OBJECTIVE :: Write out the opening lines of the data word for word, up to and including the line with "label=labels[1], zorder=2)", and leave every picture and every later line out.
************
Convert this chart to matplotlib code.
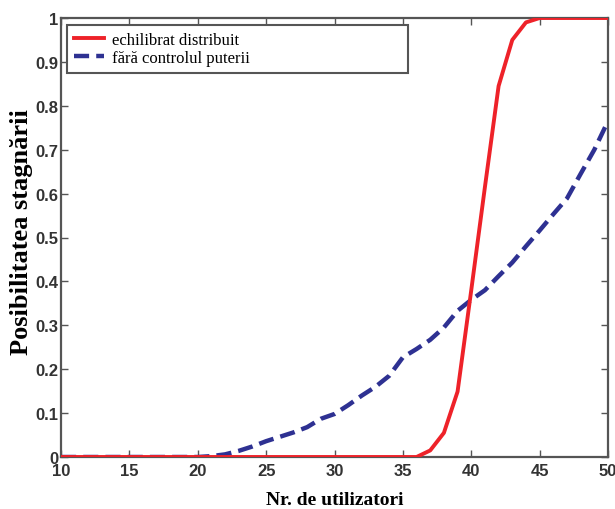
import matplotlib
matplotlib.use("Agg")
import matplotlib.pyplot as plt
import numpy as np

# Data
users = [10, 11, 12, 13, 14, 15, 16, 17, 18, 19, 20, 21, 22, 23, 24, 25, 26, 27, 28, 29,
         30, 31, 32, 33, 34, 35, 36, 37, 38, 39, 40, 41, 42, 43, 44, 45, 46, 47, 48, 49, 50]
echilibrat = [0, 0, 0, 0, 0, 0, 0, 0, 0, 0, 0, 0, 0, 0, 0, 0, 0, 0, 0, 0,
              0, 0, 0, 0, 0, 0, 0, 0.015, 0.055, 0.149, 0.38, 0.615, 0.845, 0.95, 0.99, 1.0,
              1.0, 1.0, 1.0, 1.0, 1.0]
fara_control = [0, 0, 0, 0, 0, 0, 0, 0, 0, 0, 0, 0.002, 0.006, 0.014, 0.024, 0.036, 0.046,
                0.056, 0.068, 0.087, 0.098, 0.118, 0.14, 0.16, 0.185, 0.227, 0.246, 0.267,
                0.295, 0.333, 0.358, 0.38, 0.412, 0.443, 0.48, 0.516, 0.553, 0.589, 0.645,
                0.70, 0.765]
x_ticks = [10, 15, 20, 25, 30, 35, 40, 45, 50]
y_ticks = [0, 0.1, 0.2, 0.3, 0.4, 0.5, 0.6, 0.7, 0.8, 0.9, 1]
y_tick_labels = ["0", "0.1", "0.2", "0.3", "0.4", "0.5", "0.6", "0.7", "0.8", "0.9", "1"]
labels = ["echilibrat distribuit", "f\u0103r\u0103 controlul puterii"]

fig = plt.figure(figsize=(6.15, 5.1), dpi=100)
ax = fig.add_axes([61/615, 1-458/510, 547/615, 439/510])

ax.plot(users, echilibrat, color="#ee2229", lw=2.8, label=labels[0], zorder=3)
ax.plot(users, fara_control, color="#2e3192", lw=3.2, ls=(0, (3.4, 1.6)),
        label=labels[1], zorder=2)

ax.set_xlim(10, 50)
ax.set_ylim(0, 1)
ax.set_xticks(x_ticks)
ax.set_yticks(y_ticks)
ax.set_yticklabels(y_tick_labels)

ax.tick_params(direction="in", length=5, width=1, top=True, right=True,
               colors="#555555", labelcolor="#333333", labelsize=12)
ax.tick_params(axis="x", pad=4)
ax.tick_params(axis="y", pad=2)
for lbl in ax.get_xticklabels() + ax.get_yticklabels():
    lbl.set_fontweight("bold")
    lbl.set_family("Liberation Sans")

for s in ax.spines.values():
    s.set_color("#555555")
    s.set_linewidth(1.6)

ax.set_xlabel("Nr. de utilizatori", fontsize=14, fontweight="bold",
              family="Liberation Serif", labelpad=10)
ax.set_ylabel("Posibilitatea stagn\u0103rii", fontsize=19, fontweight="bold",
              family="Liberation Serif")
ax.yaxis.set_label_coords(-0.052, 0.515)

leg = ax.legend(loc="upper left", bbox_to_anchor=(0.011, 0.884, 0.623, 0.100),
                mode="expand", fancybox=False, framealpha=1, edgecolor="#555555",
                prop={"family": "Liberation Serif", "size": 12},
                handlelength=1.8, borderpad=0.4, labelspacing=0.15,
                handletextpad=0.5, borderaxespad=0)
leg.get_frame().set_linewidth(1.5)

fig.savefig("out.png", dpi=100, facecolor="white")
************
SOLUTION ::
Convert this chart to matplotlib code.
import matplotlib
matplotlib.use("Agg")
import matplotlib.pyplot as plt
import numpy as np

# Data
users = [10, 11, 12, 13, 14, 15, 16, 17, 18, 19, 20, 21, 22, 23, 24, 25, 26, 27, 28, 29,
         30, 31, 32, 33, 34, 35, 36, 37, 38, 39, 40, 41, 42, 43, 44, 45, 46, 47, 48, 49, 50]
echilibrat = [0, 0, 0, 0, 0, 0, 0, 0, 0, 0, 0, 0, 0, 0, 0, 0, 0, 0, 0, 0,
              0, 0, 0, 0, 0, 0, 0, 0.015, 0.055, 0.149, 0.38, 0.615, 0.845, 0.95, 0.99, 1.0,
              1.0, 1.0, 1.0, 1.0, 1.0]
fara_control = [0, 0, 0, 0, 0, 0, 0, 0, 0, 0, 0, 0.002, 0.006, 0.014, 0.024, 0.036, 0.046,
                0.056, 0.068, 0.087, 0.098, 0.118, 0.14, 0.16, 0.185, 0.227, 0.246, 0.267,
                0.295, 0.333, 0.358, 0.38, 0.412, 0.443, 0.48, 0.516, 0.553, 0.589, 0.645,
                0.70, 0.765]
x_ticks = [10, 15, 20, 25, 30, 35, 40, 45, 50]
y_ticks = [0, 0.1, 0.2, 0.3, 0.4, 0.5, 0.6, 0.7, 0.8, 0.9, 1]
y_tick_labels = ["0", "0.1", "0.2", "0.3", "0.4", "0.5", "0.6", "0.7", "0.8", "0.9", "1"]
labels = ["echilibrat distribuit", "f\u0103r\u0103 controlul puterii"]

fig = plt.figure(figsize=(6.15, 5.1), dpi=100)
ax = fig.add_axes([61/615, 1-458/510, 547/615, 439/510])

ax.plot(users, echilibrat, color="#ee2229", lw=2.8, label=labels[0], zorder=3)
ax.plot(users, fara_control, color="#2e3192", lw=3.2, ls=(0, (3.4, 1.6)),
        label=labels[1], zorder=2)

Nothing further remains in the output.